At the same time, the tracks are registered to publishers owned by the television stations themselves, according to El Pais, which puts them in the position of paying royalties to SGAE for playing the music, but also earning 50 percent of the royalties on the same tracks. A former SGAE executive and a former board member of the rights society told the newspaper that some "composers" who are credited as authors on the tracks are not even musicians, yet they take a five to 25 percent cut of the royalties.
This practice, known in the hallways of SGAE as “la rueda” (the wheel), has been the subject of “never-ending internal wars,” according to El Pais, which reported that a small group of SGAE members have engaged in the activity for years with gains of millions of euros, surpassing even Spanish music stars in royalty earnings.
SGAE made headlines in 2011 when its headquarters and 16 other related locations, including private homes, were raided in an investigation into misappropriation of funds. Longtime SGAE Board of Directors President Teddy Bautista and eight others were detained in the investigation that was dubbed “Operation SAGA;” he resigned from his post shortly after the scandal broke.

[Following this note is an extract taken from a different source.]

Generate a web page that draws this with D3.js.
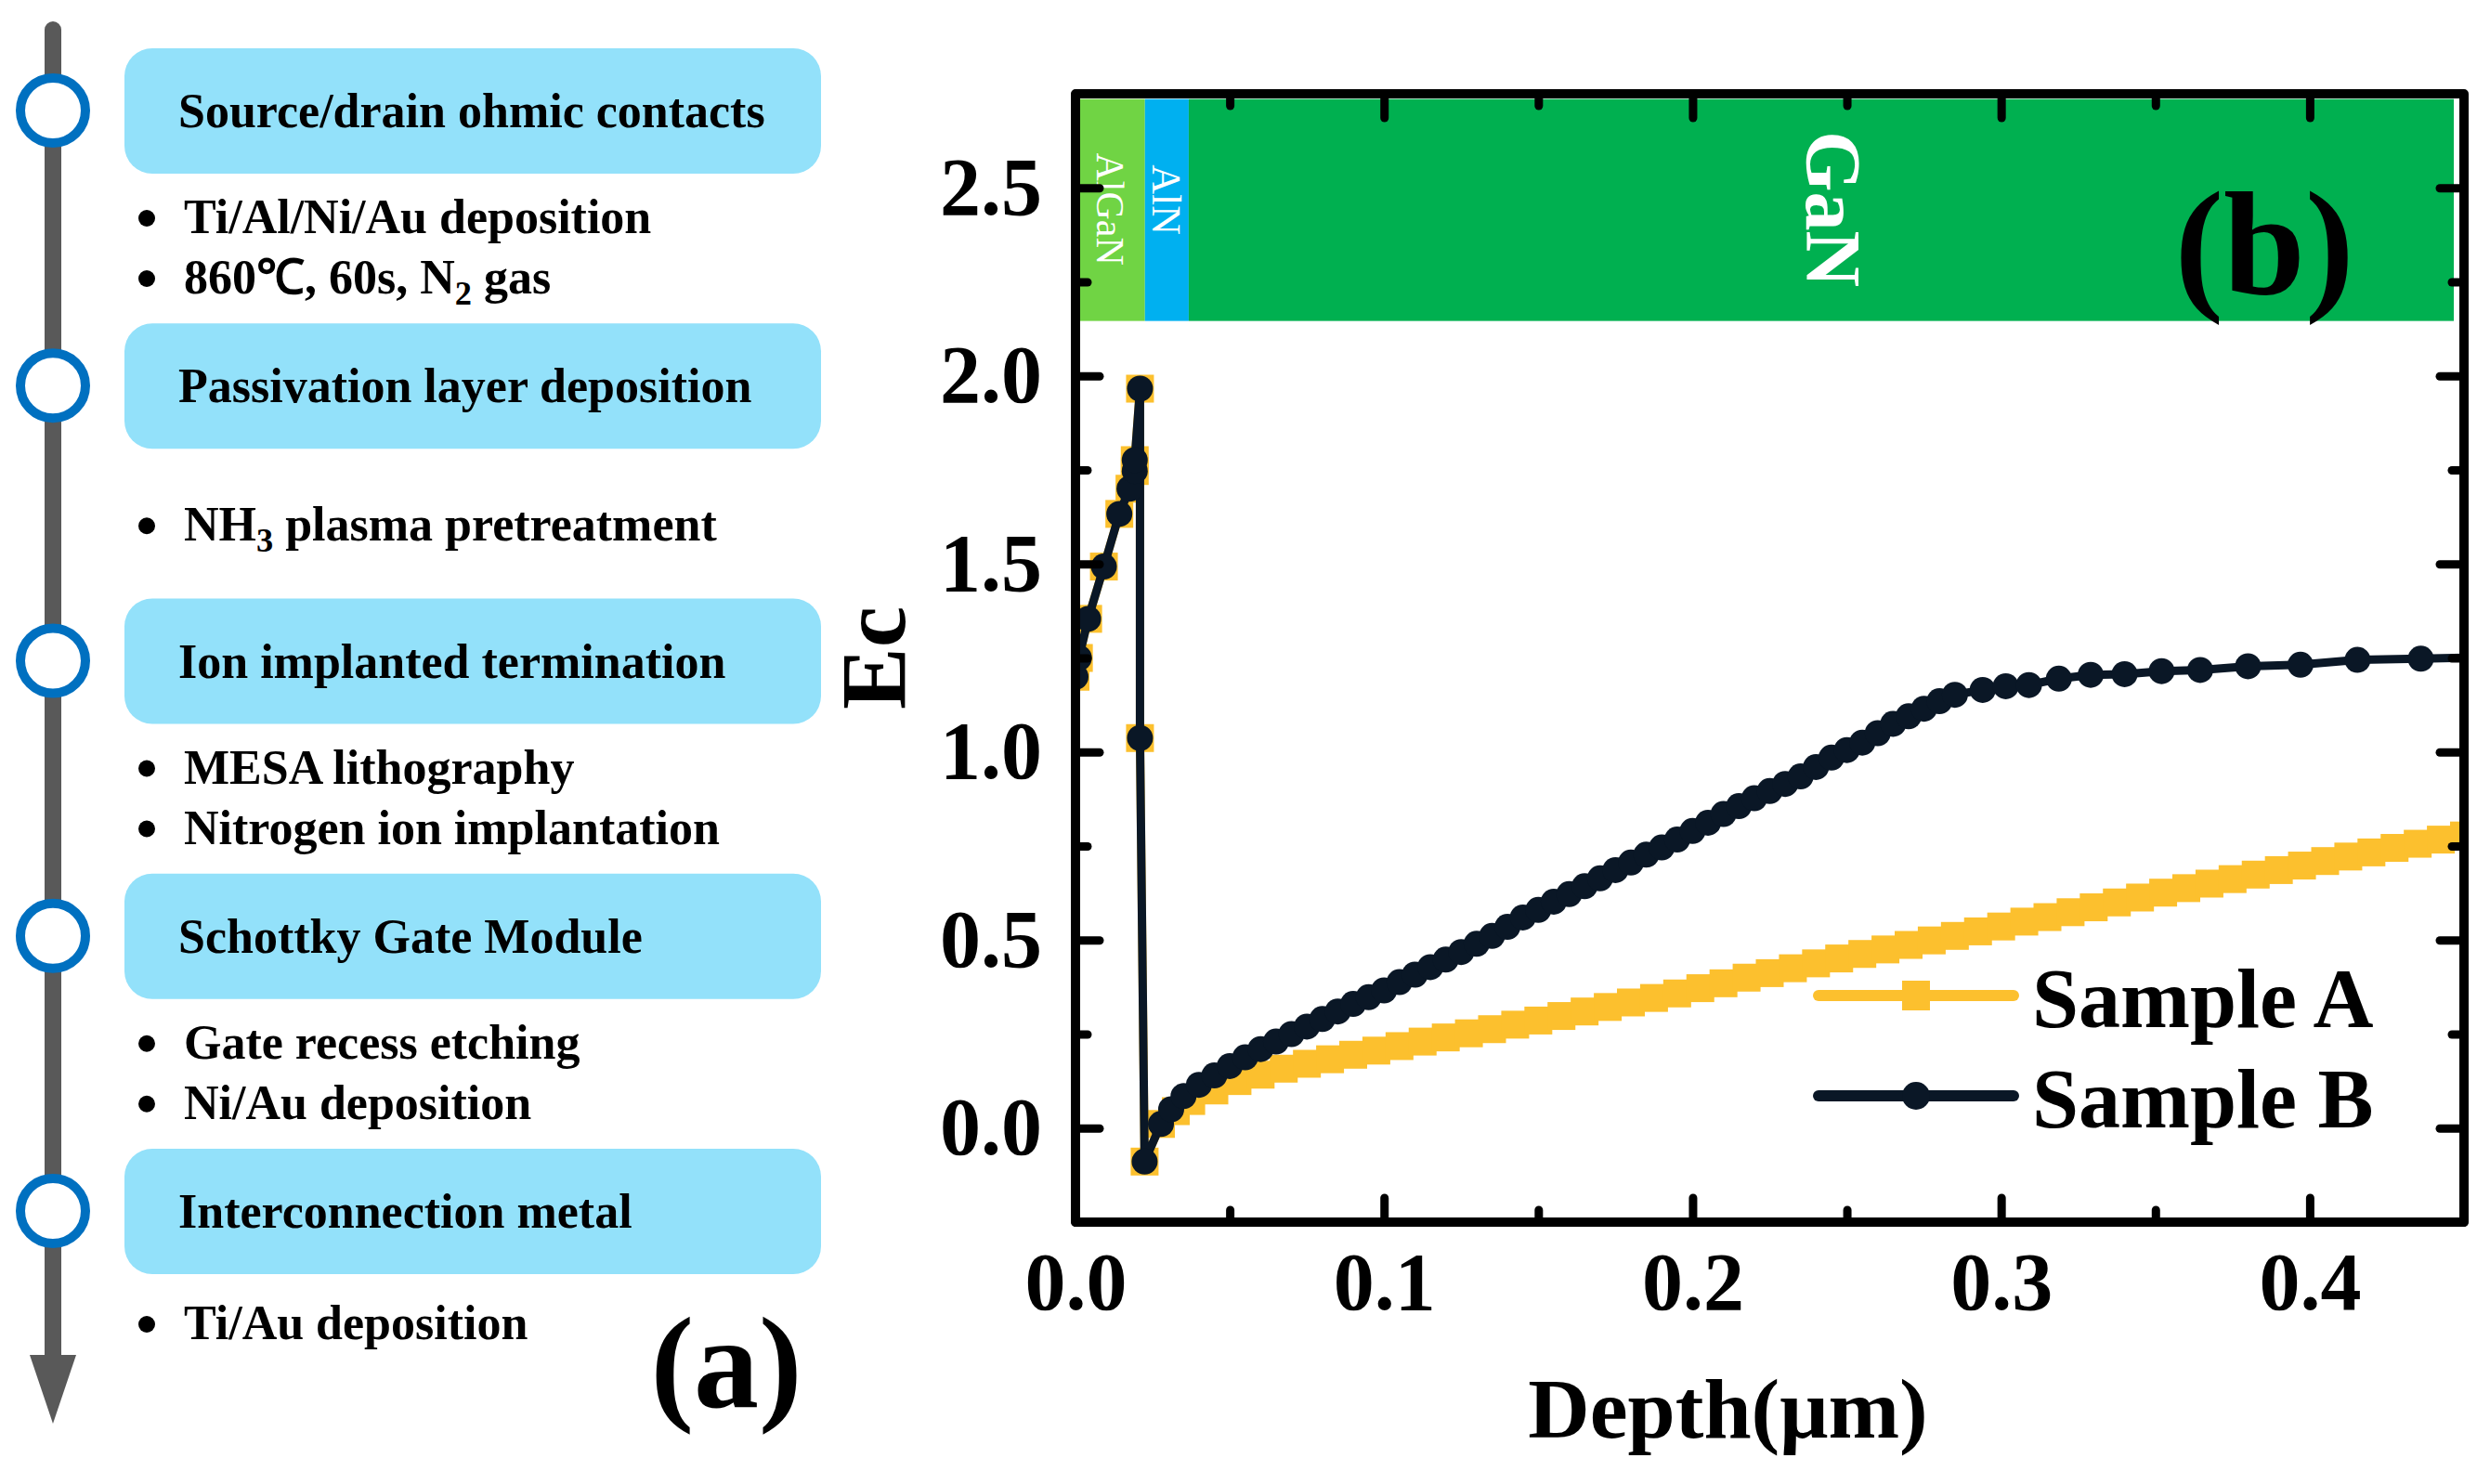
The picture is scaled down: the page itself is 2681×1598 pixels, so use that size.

Pedro Farré, the rights organization’s former head of corporate relations, was sentenced to 30 months in prison. On the eve of his release, he has published a book about his experiences at SGAE in which he reveals rampant misbehavior, including regular visits to brothels that were charged as expenses on SGAE credit cards, and broaches the question of why is he the only senior official of the organization to have been jailed.
Batista’s successor, Antón Reixa, was forced out after he started a campaign against practices like “the wheel.” The next SGAE president, Jose Luis Acosta, resigned in 2016 after less than three years. The entity’s current president, musician and composer José Miguel Fernández Sastrón, was voted into the post in April 2016.